GB: Lastly, for you, what is the difference between costume and clothing - when is someone "in costume" as opposed to simply wearing an outfit?

LC: It’s interesting because ‘costume’ in French means ‘a suit’ actually, so there is a bit of blurriness here because in French a costume is actually a piece of clothing. I guess I don’t see much of a difference, I think it’s maybe the way the clothes are performed, so the way that the individual will perform those clothes. It doesn’t have so much to do with the form itself of the clothes, and maybe the costumes become more performative in a lot of different ways.

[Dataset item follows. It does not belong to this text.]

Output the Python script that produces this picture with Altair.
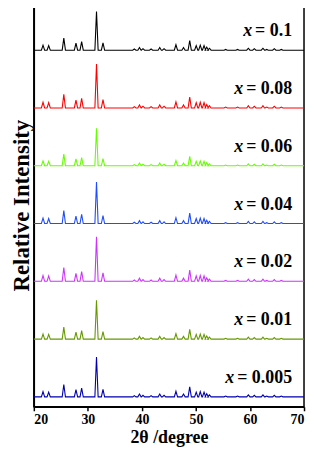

Maybe one day you can open your wardrobe and decide ‘OK, today it’s going to be a costume and not clothes because I’m going to put this performance on’. I really strongly believe in that actually, in the performance of the everyday and how you portray yourself towards others depending on what context. So you could go to a job interview and decide to be a totally different person, and maybe that’s where you put a costume on rather than clothes. Maybe today I’m wearing a costume rather than clothing even though this is my everyday outfit. Yeah, I think it’s this idea of performativity and how the garment can perform for the individual. I was going to say something about creating an alter ego for yourself, and maybe that’s where you have difference between clothes and costume. Maybe the alter ego wears the costume versus the clothes, and again you can be whoever you want for that costume.

MS: Again, this question brings us back to the discussion about the actual and the virtual, or lived experience versus mediation in the context of self-representation, self-affirmation through the digital. I think, as Lea mentioned the garment is the vehicle that you - either as an individual or as a collective body - take in whichever direction you want to. And this way you create this space of self-expression and you allow the desire to be expressed.